Çok çabuk unutuyoruz.

Neydik, ne olduk; nerden nerelere geldik; bizi bugünlere kim ya da kimler, nasıl taşıdı, anımsamıyoruz.

Gerçi anımsamak, biraz da işimize gelmiyor ya; neyse…

Geçmişten gelen saplantılarımız var çünkü.

Aldığımız “içi boş öğretim” de bunu gerektiriyor çünkü.

Neyin eğri, neyin doğru olduğunu ayırt edemiyoruz.

Birine bağlanmaya görelim; anında o kişinin uydusu haline geliyoruz.

Birini ya da bir inancı ya da bir konuyu ya da kulaktan dolma bir bilgiyi; bir kere “öyle sandık” mı; o kör olası sanımız, hiç değişmiyor.

Aklımızı, fikrimizi, dahası bedenimizi; o birine ya da o inanca ipotek ediyoruz.

* * *

Oysa günümüzü doğru bir biçimde anlamak, algılamak için zaman zaman düne dönmekte yarar var.

Gelişmiş ülkelere bakmakta yarar var.

“Onlar bu denli gelişmiş iken, ben niye gelişememişim” diye düşünmekte yarar var.

“Ben dünya lideriyim” diyen zatı, gelişmiş ülkelerin liderleriyle karşılaştırmakta yarar var.

Günümüzün liderlerini, dünümüzün liderleriyle kıyaslamakta yarar var.

… …

Kendimi bildim bileli yaparım ben, bu tür kıyaslamaları ve değerlendirmeleri.

Günümüz liderlerinin incir çekirdeğini doldurmayacak söylemlerini duyup, okudukça ve birbirleriyle olan yakışıksız ilişkilerine tanık oldukça; dünün liderleri, büyüdükçe büyür gözümde…

Günümüz liderlerinin(!) söylem ve tavırlarına tanık oldukça; Ecevit’in, Erbakan’ın, Türkeş’in ve Demirel’in liderliklerini, takdire şayan bulur; onlara, geçmişte çok büyük haksızlık yaptığımı(zı) düşünürüm…

Siz de belleklerinizi zorlayıp; o günleri şöyle bir gözlerinizin önüne getirin; hak vereceksiniz bana…

Dünün siyasetçileri arasında nezaket vardı.
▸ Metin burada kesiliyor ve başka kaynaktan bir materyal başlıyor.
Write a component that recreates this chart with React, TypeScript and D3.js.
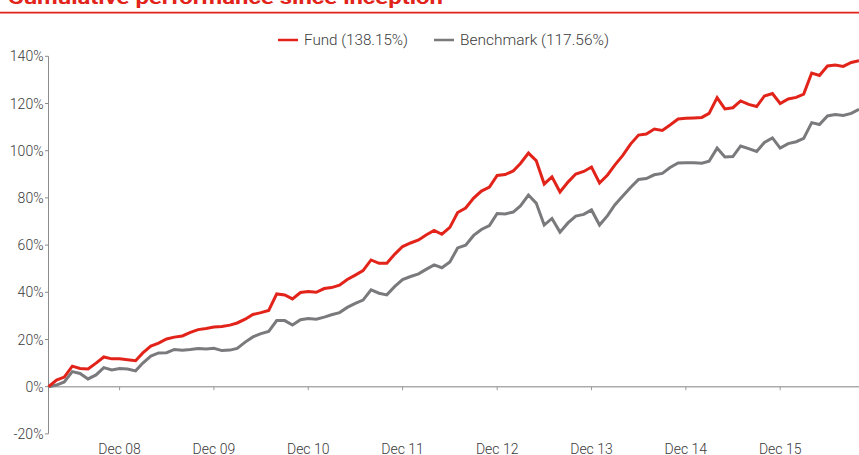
import React from "react";
import * as d3 from "d3";

const startYear = 2008;
const startMonth = 2; // March 2008 (0-based month)

const fundValues: number[] = [
  0, 2.8, 4.1, 8.7, 7.7, 7.5, 10.0, 12.6, 11.8, 11.8,
  11.4, 11.0, 14.3, 17.2, 18.5, 20.2, 21.0, 21.5, 23.0, 24.2,
  24.7, 25.3, 25.5, 26.1, 27.0, 28.6, 30.6, 31.4, 32.3, 39.3,
  38.9, 37.2, 39.9, 40.3, 40.0, 41.6, 42.0, 43.0, 45.4, 47.3,
  49.2, 53.7, 52.3, 52.3, 56.2, 59.4, 60.9, 62.2, 64.3, 66.2,
  64.6, 67.5, 73.8, 75.7, 79.9, 82.9, 84.6, 89.5, 89.9, 91.4,
  94.6, 99.0, 95.8, 85.9, 88.9, 82.5, 86.7, 90.1, 91.2, 93.1,
  86.3, 89.7, 93.9, 98.0, 102.8, 106.6, 107.1, 109.2, 108.6, 110.9,
  113.4, 113.7, 113.9, 114.1, 115.8, 122.5, 117.7, 118.2, 121.1, 119.6,
  118.7, 123.2, 124.2, 120.0, 121.9, 122.6, 124.0, 132.9, 131.9, 135.9,
  136.3, 135.7, 137.4, 138.15,
];

const benchmarkValues: number[] = [
  0, 0.7, 2.0, 6.4, 5.6, 3.3, 5.0, 8.1, 7.1, 7.7,
  7.5, 6.7, 10.0, 13.0, 14.3, 14.4, 15.8, 15.5, 15.8, 16.2,
  16.0, 16.3, 15.3, 15.5, 16.2, 18.9, 21.1, 22.5, 23.4, 28.0,
  28.0, 26.1, 28.4, 28.9, 28.6, 29.5, 30.5, 31.4, 33.6, 35.3,
  36.7, 41.0, 39.6, 38.9, 42.5, 45.4, 46.7, 47.8, 49.7, 51.6,
  50.4, 52.8, 58.8, 60.0, 64.1, 66.6, 68.3, 73.4, 73.2, 74.0,
  76.6, 81.2, 77.8, 68.5, 71.3, 65.5, 69.4, 72.3, 73.0, 74.9,
  68.5, 72.5, 77.0, 80.8, 84.4, 87.8, 88.2, 89.8, 90.4, 92.9,
  94.8, 94.9, 94.9, 94.7, 95.5, 101.1, 97.3, 97.5, 102.0, 100.9,
  99.7, 103.5, 105.4, 101.1, 103.0, 103.8, 105.2, 111.9, 111.1, 114.7,
  115.3, 114.9, 115.8, 117.56,
];

const yTicks: number[] = [-20, 0, 20, 40, 60, 80, 100, 120, 140];
const xTickYears: number[] = [2008, 2009, 2010, 2011, 2012, 2013, 2014, 2015];

const seriesNames: string[] = ["Fund (138.15%)", "Benchmark (117.56%)"];
const titleText = "Cumulative performance since inception";

const RED = "#e2231a";
const GRAY = "#7a7a7d";
const TEXT = "#3a3a3a";
const FONT = "Roboto, 'Open Sans', sans-serif";

export default function App() {
  const W = 859;
  const H = 455;

  const dates = fundValues.map((_, i) => new Date(startYear, startMonth + i, 1));
  const x = d3
    .scaleTime()
    .domain([new Date(startYear, startMonth, 1), new Date(startYear, startMonth + 103, 1)])
    .range([48.5, 859]);
  const y = d3.scaleLinear().domain([-20, 140]).range([433.9, 56.3]);

  const line = d3
    .line<number>()
    .x((_, i) => x(dates[i]))
    .y((d) => y(d))
    .curve(d3.curveLinear);

  const axisX = 48.5;
  const fmt = d3.timeFormat("%b %y");

  return (
    <svg
      width={W}
      height={H}
      style={{ position: "fixed", left: 0, top: 0, background: "#fff" }}
      fontFamily={FONT}
    >
      {/* title (cropped at top) */}
      <text
        x={8}
        y={4}
        fill={RED}
        fontSize={19}
        fontWeight="bold"
        textLength={435}
        lengthAdjust="spacingAndGlyphs"
      >
        {titleText}
      </text>
      <line x1={0} x2={W} y1={12.7} y2={12.7} stroke={RED} strokeWidth={1.8} />

      {/* legend */}
      <g fontWeight={300}>
        <line x1={278} x2={298} y1={40} y2={40} stroke={RED} strokeWidth={2.5} />
        <text x={304} y={45} fontSize={14} fill={TEXT} textLength={104} lengthAdjust="spacingAndGlyphs">
          {seriesNames[0]}
        </text>
        <line x1={434} x2={454} y1={40} y2={40} stroke={GRAY} strokeWidth={2.5} />
        <text x={460} y={45} fontSize={14} fill={TEXT} textLength={149} lengthAdjust="spacingAndGlyphs">
          {seriesNames[1]}
        </text>
      </g>

      {/* y axis */}
      <line x1={axisX} x2={axisX} y1={y(140)} y2={y(-20)} stroke="#8c8c8c" strokeWidth={1} />
      {yTicks.map((t) => (
        <g key={t}>
          <line x1={axisX - 3.5} x2={axisX} y1={y(t)} y2={y(t)} stroke="#8c8c8c" strokeWidth={1} />
          <text x={43.5} y={y(t) + 5} fontSize={14} fontWeight={300} fill={TEXT} textAnchor="end">
            {`${t}%`}
          </text>
        </g>
      ))}

      {/* zero line with ticks */}
      <line x1={axisX} x2={W} y1={y(0)} y2={y(0)} stroke="#ababab" strokeWidth={1.6} />
      {xTickYears.map((yr) => {
        const d = new Date(yr, 11, 1);
        const px = x(d);
        return (
          <g key={yr}>
            <line x1={px} x2={px} y1={y(0)} y2={y(0) + 3.5} stroke="#9a9a9a" strokeWidth={1} />
            <text x={px} y={453.5} fontSize={14} fontWeight={300} fill={TEXT} textAnchor="middle">
              {fmt(d)}
            </text>
          </g>
        );
      })}

      {/* series */}
      <path d={line(benchmarkValues) || ""} fill="none" stroke={GRAY} strokeWidth={3} strokeLinejoin="miter" />
      <path d={line(fundValues) || ""} fill="none" stroke={RED} strokeWidth={3} strokeLinejoin="miter" />
    </svg>
  );
}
Yapıcı ve uygarca ilişkiler vardı.

Beyefendice, hanımefendice tavırlar vardı.

Gıyaplarında, birbirlerinden söz ederken “sayın” sız konuşmazlardı.

Şöyle bir düşünüyorum da; dünün liderlerinden biri, bir diğer lider için, günümüz lideri gibi “terbiyesiz herif” dese; yer yerinden oynardı o günlerde herhalde…

… …

Günümüz iktidarıyla birlikte çok şey bozuldu…

Olgunluk, nezaket, kibarlık, saygı ve sevgi bu hasletlerin başında geliyor.

Nerede dünün liderleri, nerede günümüz liderleri…

* * *

Ekteki şu resme bakar mısınız?

Demirel bir mitingde, elinde “Ecevit” afişi olan bir çocuğu görüyor, yanına çağırıyor ve “ Bu afişle ne yapacaksın?” diye soruyor.

Çocuk da “Ecevit’e selam göndermek istiyorum” diyor.

Bunun üzerine Demirel, mikrofonu çocuğa veriyor ve o çocuk, çocukça duygularla bir Adalet Partisi Mitinginde, Ecevit’e selam gönderiyor.

Demirel’in sergilediği bu olgunluk, anında mitingde bulunanlara yansıyor ve herkes; Ecevit’e selam gönderen o çocuğu alkışlıyor.

Evet, alkışlıyor.

Bu olayın ardından da bu fotoğraf çekiliyor.

Olgunluğun, beyefendiliğin, hoşgörünün ve de adamlığım güzelliğine bakar mısınız?

Böyle bir olgunluğu, günümüz liderlerinde görebilir misiniz?

Göremezsiniz…

Dünün liderleriyle, günümüz liderleri arasındaki fark bu işte.